Share price manipulation indeed. Since 2009, the only net sources of US equity purchases have been share buybacks and foreign money flooding in. And now we arrive at the ultimate cause, which does involve bad government policies, the world over: massive monetary stimulus that makes corporate borrowing artificially cheap and financial speculation more attractive than capital investment and hiring.
Good article Ted.
Thank you,
Someone please get this to President Trump and the US Senate ASAP before they screw up our taxes again.

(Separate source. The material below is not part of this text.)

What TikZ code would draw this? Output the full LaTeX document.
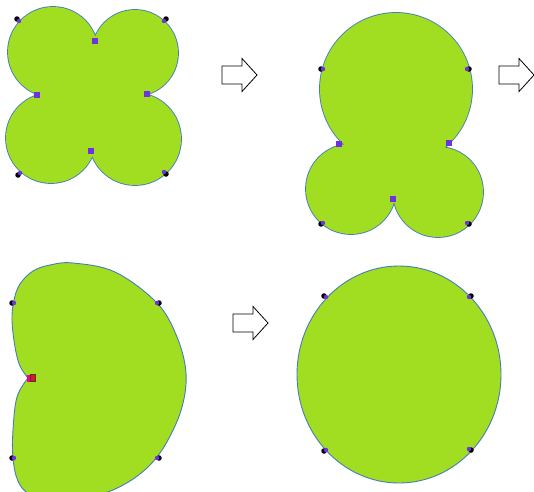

Sounds to me like a perfect description of the money manipulation techniques described by Robert Prechter in a fifth wave. I enjoyed the article and learned some history too.
Dow
Sad everything becomes a political cause, the way I recall it we had both parties “leading”. Congress and the Presidency while these thefts have been going on. Ultimately the directors and stockholders allow the rape of these corporations. Executive compensation plans are submitted to shareholders, you can vote NO and send the self serving executives packing. Many large corps are burdened with poor management and multiple levels of useless puppets, You can change mgmt or change the stocks you own,
I have always been suspicious of stock buybacks. Company insiders can often buy stock, or even receive it as a bonus, then promote a buyback which often boosts the stock price to their benefit. What’s more, buybacks are usually financed, in part or wholly, with debt, which worsens the financial position of the company. If I have a stock, and a buyback is announced, I start looking for an opportune time to sell.
Ironically when queried by Bloomberg CEOs of major companies stated they would use the windfall produced by the newest round of tax cuts to increase dividends and buy back their stock. There was little mention of investing in productive assets. The markets are euphoric. This seems like the passengers on the Titanic cheering the iceberg.